Tuesday, December 6, 2011


Ahhhhhh!! Remember the good old days when you would be in a record store and fingering through what seemed like a million record albums.   You would come across a fantastic photograph in the record bin. Then you'd ponder over the very cool photo debating whether or not you would take a chance on actually buying a record you had never heard before.   Thinking, thinking, thinking then finally “ah HELL I’m buying this record.”  
The decision has been made.  You step up to the counter, and pay the relative price for the time period which was $4.99 or $5.99.  “Hell, this is going to break my bank account but I don't care anymore.”  A huge added bonus was that you could actually read the credits on the back of the album.   It was four times bigger than today's cd cover.  What a huge luxury.
Now get this! I get the album home and love the music, ARE YOU KIDDING ME?  The record is on the turntable, spinning and I notice that my head is spinning also WITH JOY, JOY, JOY. I can't believe that I like the music. For those of you who are younger and were not a part of the dinosauric time of vinyl, which no one would have thought would ever topple just like the Roman Empire.  It is impossible to describe to you how wonderful it really was especially for the artist and writers.  You had to buy the whole album when you only wanted two songs.  

Tuesday, November 29, 2011

The Continuing Adventures of Songwriting and Life....from my perspective anyway

Hi Everybody, Charlie Karp here.   So excited about the new blog on adventures in  songwriting and life… from my perspective anyway.    
People often ask me how I start a song.  I always tell them I think about themes or titles first. What’s happening in your life?  I tell them to come up with at least ten of these titles.  It’s the jumping off point.   Then you can get a notebook and dig deeper into it.
Back in the day they used to say there was a formula to songwriting.  It was something like an intro that grabbed your attention, a verse, a chorus, second verse, chorus, bridge with solo then back to the verse, chorus sequence again and fade out sort of thing.   In a perfect world the song would be around three minutes long.  That’s what the record companies were looking for back when they ruled over the industry.
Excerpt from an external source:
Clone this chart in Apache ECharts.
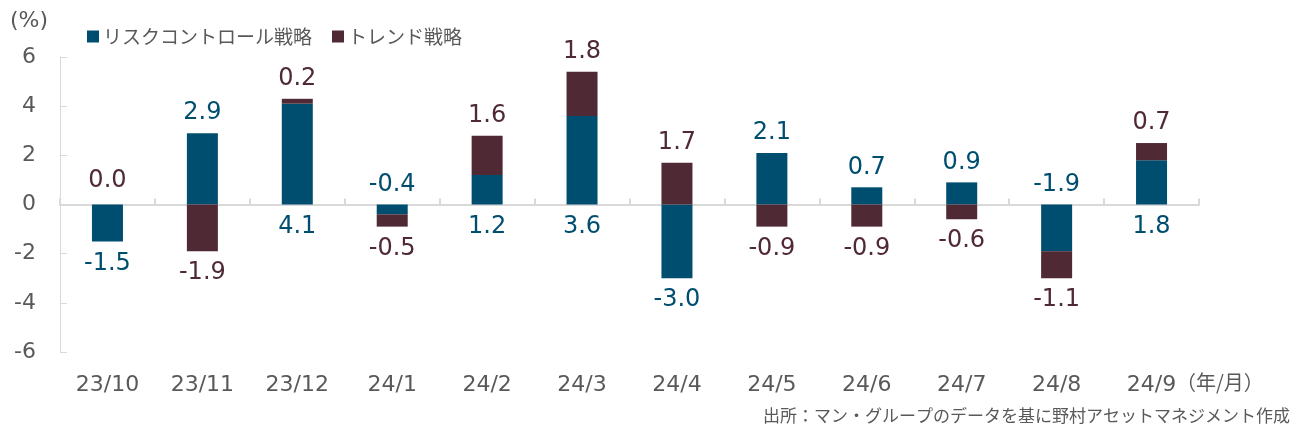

Now of course the business has totally changed.  There are no formulas in songwriting.  Everyone is free to write and produce their own 10 minute song.  You can pretty much do what you want.
Early on I had the wonderful opportunity of writing some songs with Artie Resnick.  the great songwriter of Under the Boardwalk and Good Lovin among many others, I used to talk to him about his formula for success.  He had produced so many hit songs.   When I pressed him on what it was that made a hit record he said, “Hell if I know and anyone who tells you they do know are full of shit.”  
Turns out he had hated some of his hit songs when he heard them on pre-release.   He so disliked a few that he tried to use all his power to stop the records from coming out.  To no avail they became #1.  “Isn’t THAT too bad?”  From then on when Artie and I were working on songs I had this idea that if he hated the song we were working on we were doing really well.    If he liked it, I actually worried.  We went on to write Buzz Buzz for Joe Perry and Too Bad on Your Birthday for  Joan Jett among others.
In the end none of us really knows what’s going to sell.  You just have to keep at it.   As long as you want to keep listening to the song over and over again before it's even over, you are in good shape.